The Act trades a flexible, case‑by‑case negligence standard for a bright‑line documentary safe‑harbor that depends on FMCSA’s public data and a tight timing requirement. That raises two immediate implementation problems: first, FMCSA must produce reliable, up‑to‑date public confirmations; if those confirmations lag or are inaccurate, covered entities who reasonably relied on them could still be exposed to residual liability but have fewer routes for recovery.
Second, the 45‑day pre‑shipment floor and shipment‑date ceiling create operational friction—supply‑chain actors must change procurement and contracting practices to capture and retain proof within that window, and parties that usually negotiate after pickup may struggle to comply.
There are also legal gray areas. The statute’s language that an entity “shall be considered reasonable and prudent” creates a powerful presumption but does not expressly state whether it is irrebuttable or merely presumptive; courts will need to decide whether fraud, deliberate misrepresentation by a carrier, or other exceptional circumstances can defeat the safe‑harbor.

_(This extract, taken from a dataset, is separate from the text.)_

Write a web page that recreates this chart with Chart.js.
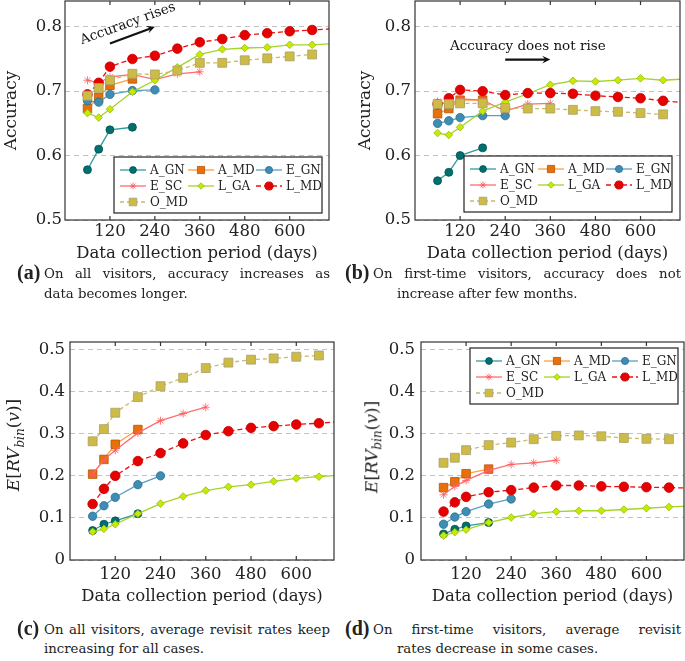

The drayage savings clause preserves state rules for port movements, but that carve‑out will produce a mixed legal landscape where federal protection applies in some legs of a movement and state liability in others—raising allocation and indemnity disputes. Finally, the efficacy of the approach depends on FMCSA’s rulemaking choices: what data sources count as ‘‘all available data,’’ how quickly updates propagate, and how FMCSA documents uncertainty or pending investigations—choices that determine whether the public confirmation is reliable enough to underpin a national safe‑harbor.